TASK STATEMENT ->
From the entries that follow, extract each line holding the string "draws".

EXERCISE INPUT ->
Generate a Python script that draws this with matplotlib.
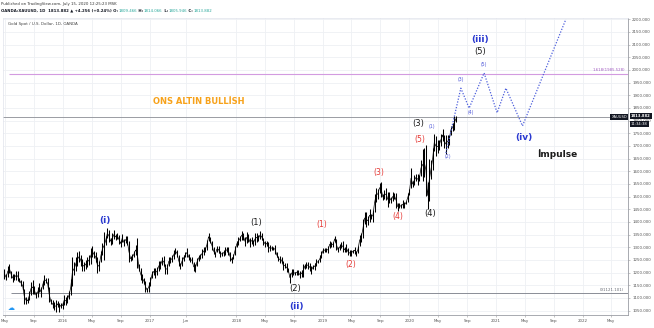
import matplotlib
matplotlib.use('Agg')
import matplotlib.pyplot as plt
import matplotlib.transforms as mtransforms
import numpy as np
import pandas as pd

# ---------------- data (weekly high / low of XAUUSD) -------------
week_start = '2015-04-27'
high_2015 = [1215, 1194, 1227, 1232, 1208, 1196, 1193, 1205, 1205, 1180, 1170, 1165, 1134, 1105,
             1098, 1126, 1162, 1169, 1146, 1125, 1142, 1157, 1142, 1166, 1191, 1178, 1179, 1142,
             1095, 1090, 1085, 1090, 1089, 1080, 1080, 1082]
low_2015 = [1175, 1169, 1182, 1200, 1180, 1162, 1170, 1172, 1168, 1162, 1148, 1131, 1077, 1077,
            1080, 1092, 1112, 1117, 1117, 1098, 1102, 1125, 1105, 1134, 1152, 1160, 1136, 1085,
            1077, 1062, 1052, 1045, 1064, 1046, 1061, 1058]
high_2016 = [1111, 1104, 1112, 1128, 1175, 1263, 1240, 1261, 1280, 1285, 1270, 1252, 1243,
             1250, 1261, 1270, 1298, 1306, 1285, 1282, 1260, 1245, 1285, 1316, 1362, 1343,
             1375, 1370, 1338, 1358, 1368, 1352, 1358, 1350, 1328, 1352, 1334, 1345, 1343,
             1326, 1265, 1272, 1284, 1308, 1338, 1235, 1220, 1195, 1180, 1165, 1140, 1163]
low_2016 = [1071, 1073, 1081, 1096, 1111, 1146, 1191, 1208, 1226, 1241, 1227, 1208, 1208,
            1215, 1224, 1229, 1233, 1261, 1258, 1241, 1200, 1205, 1240, 1270, 1250, 1309,
            1335, 1320, 1310, 1314, 1333, 1330, 1332, 1313, 1302, 1320, 1304, 1315, 1310,
            1241, 1245, 1250, 1260, 1270, 1220, 1205, 1172, 1160, 1156, 1123, 1122, 1125]
high_2017 = [1183, 1207, 1220, 1220, 1222, 1245, 1245, 1263, 1264, 1234, 1233, 1261, 1260,
             1271, 1290, 1296, 1290, 1270, 1236, 1262, 1270, 1281, 1296, 1275, 1260, 1261,
             1242, 1232, 1256, 1270, 1275, 1292, 1301, 1300, 1330, 1358, 1339, 1325, 1300,
             1283, 1306, 1306, 1285, 1283, 1290, 1300, 1300, 1300, 1280, 1262, 1273, 1305]
low_2017 = [1146, 1180, 1190, 1180, 1190, 1208, 1216, 1230, 1225, 1195, 1195, 1227, 1238,
            1240, 1252, 1275, 1262, 1226, 1214, 1228, 1246, 1260, 1263, 1250, 1240, 1238,
            1205, 1204, 1226, 1245, 1254, 1257, 1268, 1280, 1290, 1325, 1316, 1290, 1272,
            1261, 1280, 1278, 1262, 1265, 1265, 1270, 1280, 1270, 1245, 1236, 1254, 1270]
high_2018 = [1326, 1340, 1345, 1366, 1355, 1340, 1362, 1352, 1338, 1340, 1330, 1356, 1357,
             1348, 1365, 1355, 1338, 1326, 1326, 1322, 1307, 1306, 1303, 1310, 1282, 1267,
             1265, 1262, 1246, 1236, 1237, 1220, 1200, 1213, 1215, 1204, 1212, 1210, 1205,
             1210, 1233, 1235, 1243, 1243, 1237, 1225, 1230, 1238, 1252, 1250, 1268, 1284]
low_2018 = [1300, 1310, 1325, 1330, 1330, 1306, 1316, 1321, 1303, 1313, 1305, 1310, 1322,
            1323, 1331, 1330, 1310, 1302, 1304, 1282, 1285, 1288, 1290, 1275, 1261, 1245,
            1238, 1237, 1211, 1219, 1204, 1202, 1160, 1183, 1190, 1190, 1191, 1190, 1180,
            1182, 1183, 1216, 1220, 1213, 1205, 1196, 1215, 1212, 1228, 1236, 1240, 1256]
high_2019 = [1298, 1298, 1298, 1305, 1326, 1320, 1322, 1346, 1334, 1300, 1312, 1320, 1324,
             1300, 1312, 1296, 1288, 1290, 1290, 1303, 1286, 1306, 1348, 1358, 1410, 1439,
             1438, 1424, 1453, 1433, 1449, 1510, 1535, 1530, 1555, 1557, 1512, 1525, 1535,
             1519, 1518, 1497, 1518, 1516, 1515, 1475, 1475, 1470, 1485, 1479, 1481, 1515]
low_2019 = [1276, 1280, 1280, 1276, 1298, 1303, 1301, 1320, 1290, 1280, 1290, 1297, 1281,
            1280, 1282, 1270, 1266, 1266, 1278, 1274, 1266, 1276, 1306, 1322, 1336, 1392,
            1381, 1386, 1400, 1412, 1400, 1440, 1480, 1491, 1515, 1500, 1485, 1490, 1485,
            1459, 1474, 1474, 1483, 1490, 1456, 1445, 1455, 1454, 1455, 1456, 1472, 1477]
high_2020 = [1530, 1611, 1563, 1585, 1590, 1590, 1584, 1645, 1689, 1692, 1703, 1558, 1650,
             1645, 1690, 1747, 1738, 1723, 1723, 1749, 1765, 1745, 1745, 1745, 1745, 1780,
             1789, 1818, 1818]
low_2020 = [1508, 1535, 1536, 1546, 1562, 1547, 1560, 1581, 1563, 1576, 1504, 1451, 1484,
            1568, 1605, 1680, 1660, 1672, 1685, 1700, 1721, 1693, 1670, 1692, 1705, 1745,
            1757, 1762, 1796]

# projected Elliott path
proj_dates = ['2020-06-03', '2020-08-05', '2020-09-09', '2020-11-11', '2021-01-05',
              '2021-02-11', '2021-04-22', '2021-10-22']
proj_prices = [1672, 1928, 1849, 1988, 1831, 1928, 1779, 2200]

fib_top = 1985.528
fib_zero = 1121.101
last_price = 1813.882

price_ticks = np.arange(1050, 2201, 50)
time_tick_dates = ['2015-05-01', '2015-09-01', '2016-01-01', '2016-05-01', '2016-09-01',
                   '2017-01-01', '2017-06-01', '2018-01-01', '2018-05-01', '2018-09-01',
                   '2019-01-01', '2019-05-01', '2019-09-01', '2020-01-01', '2020-05-01',
                   '2020-09-01', '2021-01-01', '2021-05-01', '2021-09-01', '2022-01-01',
                   '2022-05-01']
time_tick_labels = ['May', 'Sep', '2016', 'May', 'Sep', '2017', 'Jun', '2018', 'May', 'Sep',
                    '2019', 'May', 'Sep', '2020', 'May', 'Sep', '2021', 'May', 'Sep', '2022',
                    'May']

# ---------------- figure ---------------------------------------------------------------
W, H = 654, 328
fig = plt.figure(figsize=(W / 100, H / 100), dpi=100)
fig.patch.set_facecolor('white')
ax = fig.add_axes([3 / W, 1 - 315 / H, 625 / W, 297 / H])

highs = np.array(high_2015 + high_2016 + high_2017 + high_2018 + high_2019 + high_2020)
lows = np.array(low_2015 + low_2016 + low_2017 + low_2018 + low_2019 + low_2020)
weeks = pd.date_range(week_start, periods=len(highs), freq='7D') + pd.Timedelta(days=2)

xmin, xmax = pd.Timestamp('2015-04-23'), pd.Timestamp('2022-07-11')
ax.set_xlim(xmin, xmax)
ax.set_ylim(1032.6, 2205)

# grid
for d in time_tick_dates:
    ax.axvline(pd.Timestamp(d), color='#eef0f4', lw=0.6, zorder=0)
for p in price_ticks:
    ax.axhline(p, color='#eef0f4', lw=0.6, zorder=0)

# price bars
ax.vlines(weeks, lows, highs, color='black', lw=0.75, zorder=3)
ax.plot(weeks, (highs + lows) / 2, color='black', lw=0.5, zorder=3)

# horizontal lines
ax.axhline(last_price, color='#9a9ca3', lw=0.7, zorder=2)
ax.hlines(fib_top, pd.Timestamp('2015-05-20'), xmax, color='#d39be0', lw=0.8, zorder=2)
ax.hlines(fib_zero, pd.Timestamp('2015-05-28'), xmax, color='#8a8d96', lw=0.7, zorder=2)
ax.text(pd.Timestamp('2022-07-01'), fib_top + 6, '1.618(1985.528)', color='#a05ac0',
        fontsize=2.8, ha='right', va='bottom')
ax.text(pd.Timestamp('2022-06-25'), fib_zero + 4, '0(1121.101)', color='#666a73',
        fontsize=2.8, ha='right', va='bottom')

# projection
ax.plot(pd.to_datetime(proj_dates), proj_prices, ls=(0, (1, 1.3)), color='#4d5fdc',
        lw=0.9, zorder=4)

# wave labels
blue, red, black, small = '#2a39d0', '#e53935', '#1b1b1b', '#4f58d8'
labels = [
    ('(i)', '2016-06-25', 1404, blue, 6.5, 'bold'),
    ('(ii)', '2018-09-12', 1065, blue, 6.5, 'bold'),
    ('(iii)', '2020-10-26', 2122, blue, 6.5, 'bold'),
    ('(iv)', '2021-04-29', 1735, blue, 6.5, 'bold'),
    ('(1)', '2018-03-26', 1398, black, 6, 'normal'),
    ('(2)', '2018-09-04', 1139, black, 6, 'normal'),
    ('(3)', '2020-02-09', 1787, black, 6, 'normal'),
    ('(4)', '2020-03-28', 1435, black, 6, 'normal'),
    ('(5)', '2020-10-26', 2071, black, 6, 'normal'),
    ('(1)', '2018-12-29', 1388, red, 5.5, 'normal'),
    ('(2)', '2019-04-30', 1233, red, 5.5, 'normal'),
    ('(3)', '2019-08-27', 1594, red, 5.5, 'normal'),
    ('(4)', '2019-11-15', 1421, red, 5.5, 'normal'),
    ('(5)', '2020-02-12', 1726, red, 5.5, 'normal'),
    ('(1)', '2020-04-05', 1776, small, 3.3, 'normal'),
    ('(2)', '2020-06-13', 1658, small, 3.3, 'normal'),
    ('(3)', '2020-08-05', 1964, small, 3.3, 'normal'),
    ('(4)', '2020-09-16', 1830, small, 3.3, 'normal'),
    ('(5)', '2020-11-11', 2020, small, 3.3, 'normal'),
    ('İmpulse', '2021-09-15', 1668, black, 6.5, 'bold'),
    ('ONS ALTIN BULLİSH', '2017-07-26', 1877, '#f7a21b', 6, 'bold'),
]
for txt, d, p, c, s, w in labels:
    ax.text(pd.Timestamp(d), p, txt, color=c, fontsize=s, fontweight=w,
            ha='center', va='center', zorder=5)

# axes styling
ax.yaxis.tick_right()
ax.set_yticks(price_ticks)
ax.set_yticklabels([f'{p:.3f}' for p in price_ticks])
ax.set_xticks(pd.to_datetime(time_tick_dates))
ax.set_xticklabels(time_tick_labels)
ax.tick_params(axis='y', length=1.5, width=0.4, color='#999999', labelsize=2.9,
               pad=1.5, labelcolor='#555555')
ax.tick_params(axis='x', length=1.5, width=0.4, color='#999999', labelsize=2.9,
               pad=1.5, labelcolor='#555555')
for side in ['left', 'top']:
    ax.spines[side].set_color('#e0e3eb')
    ax.spines[side].set_linewidth(0.5)
for side in ['right', 'bottom']:
    ax.spines[side].set_color('#9a9ca3')
    ax.spines[side].set_linewidth(0.6)

# price-scale labels
bt = mtransforms.blended_transform_factory(ax.transAxes, ax.transData)
ax.text(1.0045, last_price + 3, '1813.882', transform=bt, fontsize=2.7, color='white',
        ha='left', va='center', fontweight='bold', clip_on=False,
        bbox=dict(boxstyle='square,pad=0.3', fc='#131722', ec='none'))
ax.text(1.0045, last_price - 27, '11:34:38', transform=bt, fontsize=2.7, color='white',
        ha='left', va='center', clip_on=False,
        bbox=dict(boxstyle='square,pad=0.3', fc='#131722', ec='none'))
ax.text(0.9985, last_price, 'XAUUSD', transform=bt, fontsize=2.6, color='white',
        ha='right', va='center', clip_on=False,
        bbox=dict(boxstyle='square,pad=0.3', fc='#131722', ec='none'))

# pane title
ax.text(0.008, 0.985, 'Gold Spot / U.S. Dollar, 1D, OANDA', transform=ax.transAxes,
        fontsize=2.9, color='#444444', ha='left', va='top')

# header
fig.text(1 / W, 1 - 4.5 / H, 'Published on TradingView.com, July 15, 2020 12:25:23 MSK',
         fontsize=2.8, color='#333333', ha='left', va='center')
t = fig.text(1 / W, 1 - 11 / H, 'OANDA:XAUUSD, 1D  1813.882 ▲ +4.256 (+0.24%) O:',
             fontsize=2.8, color='#131722', ha='left', va='center', fontweight='bold')
parts = [('1809.466', '#26a69a'), (' H:', '#131722'), ('1814.066', '#26a69a'),
         (' L:', '#131722'), ('1805.946', '#26a69a'), (' C:', '#131722'),
         ('1813.882', '#26a69a')]
prev = t
for s, c in parts:
    prev = ax.annotate(s, xy=(1, 0.5), xycoords=prev, xytext=(0.3, 0),
                       textcoords='offset points', fontsize=2.8, color=c,
                       ha='left', va='center', annotation_clip=False,
                       fontweight='bold' if c == '#131722' else 'normal')

# logo
fig.text(11 / W, 1 - 308 / H, '☁', color='#2196f3', fontsize=5, ha='center', va='center')

fig.savefig('out.png', dpi=100, facecolor='white')
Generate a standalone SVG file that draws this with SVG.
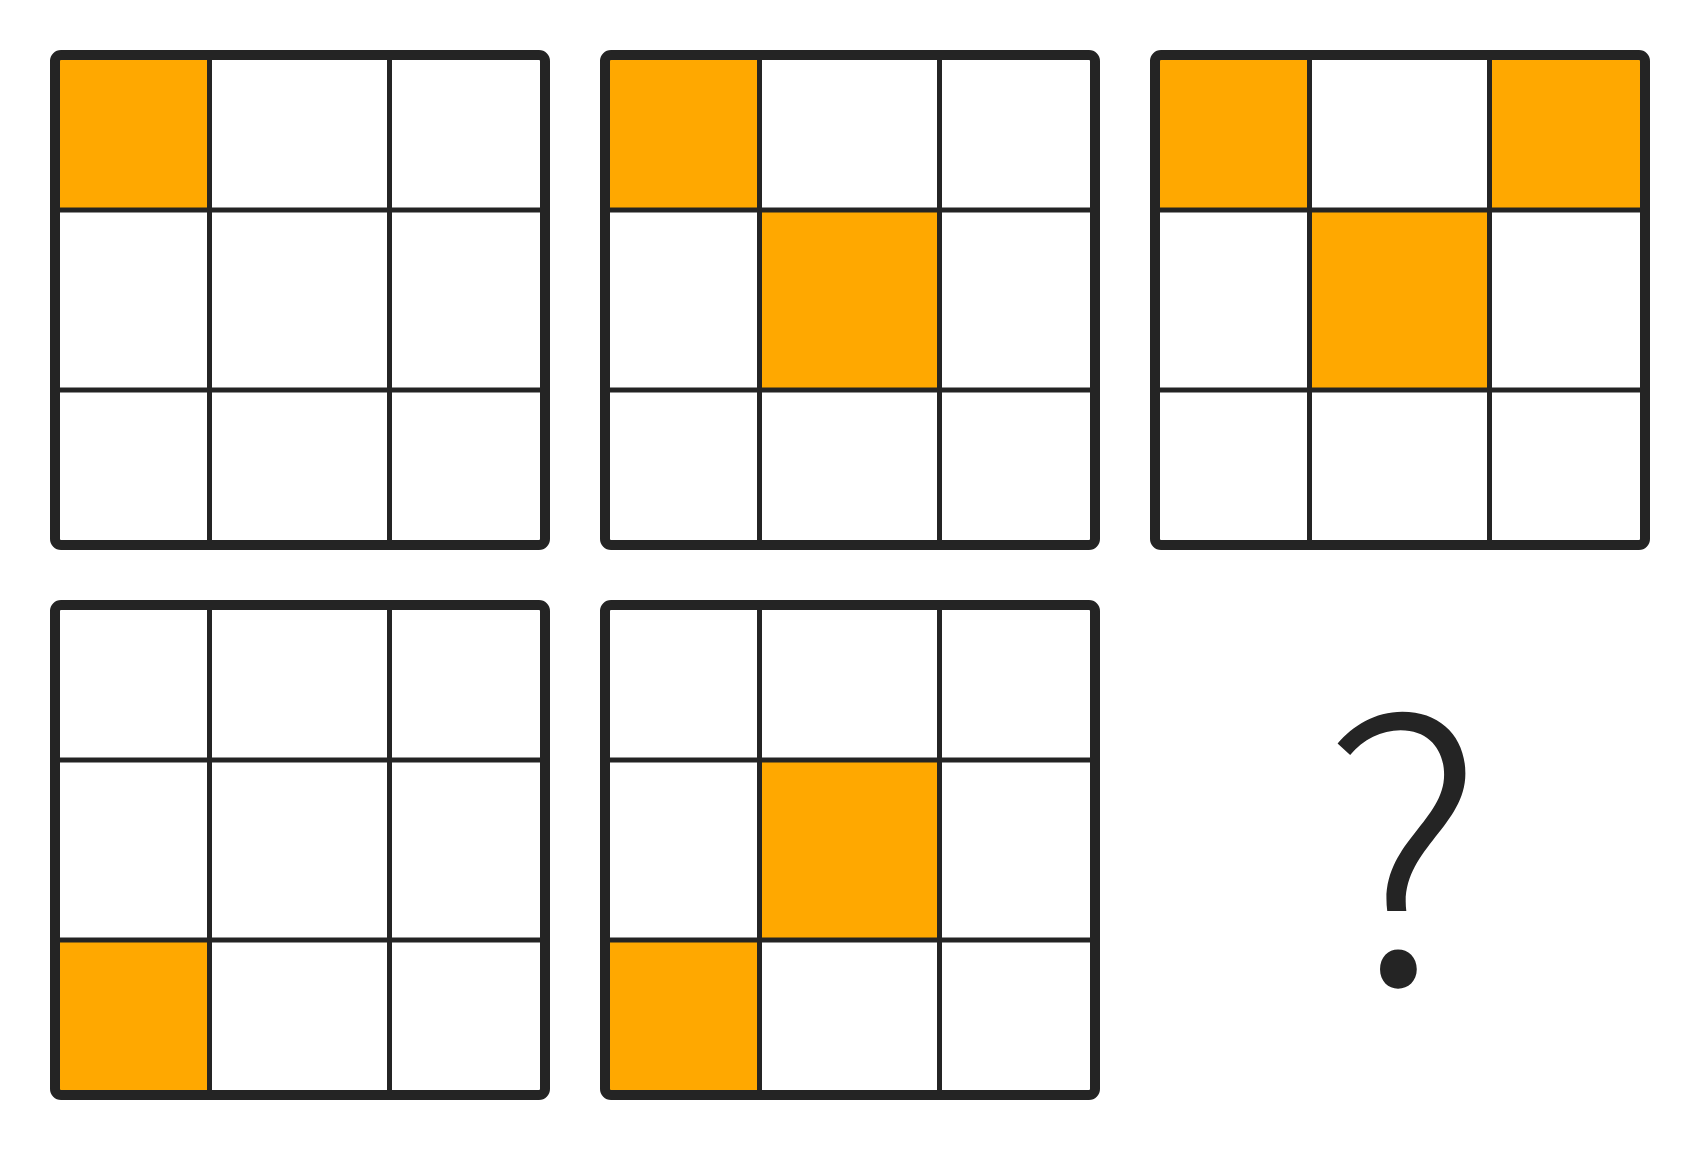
<svg xmlns="http://www.w3.org/2000/svg" width="1700" height="1150" viewBox="0 0 1700 1150">
<defs>
<style>
.bg{fill:#ffffff}
.on{fill:#ffa800}
.grid{stroke:#242424;stroke-width:5;fill:none}
.frame{stroke:#242424;stroke-width:10;fill:none}
.q{font-family:"Noto Sans CJK SC","Noto Sans",sans-serif;font-weight:300;font-size:360px;fill:#242424}
</style>
<g id="panelbase">
<path class="grid" d="M159.5,5 V495 M339.5,5 V495 M5,160 H495 M5,340 H495"/>
<rect class="frame" x="5" y="5" width="490" height="490" rx="6"/>
</g>
</defs>
<rect width="1700" height="1150" fill="#ffffff"/>
<g id="panel1" transform="translate(50,50)">
<rect class="bg" x="5" y="5" width="490" height="490"/>
<rect class="on" x="10" y="10" width="149.5" height="150"/>
<use href="#panelbase"/>
</g>
<g id="panel2" transform="translate(600,50)">
<rect class="bg" x="5" y="5" width="490" height="490"/>
<rect class="on" x="10" y="10" width="149.5" height="150"/>
<rect class="on" x="159.5" y="160" width="180" height="180"/>
<use href="#panelbase"/>
</g>
<g id="panel3" transform="translate(1150,50)">
<rect class="bg" x="5" y="5" width="490" height="490"/>
<rect class="on" x="10" y="10" width="149.5" height="150"/>
<rect class="on" x="339.5" y="10" width="150.5" height="150"/>
<rect class="on" x="159.5" y="160" width="180" height="180"/>
<use href="#panelbase"/>
</g>
<g id="panel4" transform="translate(50,600)">
<rect class="bg" x="5" y="5" width="490" height="490"/>
<rect class="on" x="10" y="340" width="149.5" height="150"/>
<use href="#panelbase"/>
</g>
<g id="panel5" transform="translate(600,600)">
<rect class="bg" x="5" y="5" width="490" height="490"/>
<rect class="on" x="159.5" y="160" width="180" height="180"/>
<rect class="on" x="10" y="340" width="149.5" height="150"/>
<use href="#panelbase"/>
</g>
<g id="question">
<text class="q" x="1404" y="984" text-anchor="middle">?</text>
</g>
</svg>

EXPECTED ANSWER ->
Generate a Python script that draws this with matplotlib.
Generate a standalone SVG file that draws this with SVG.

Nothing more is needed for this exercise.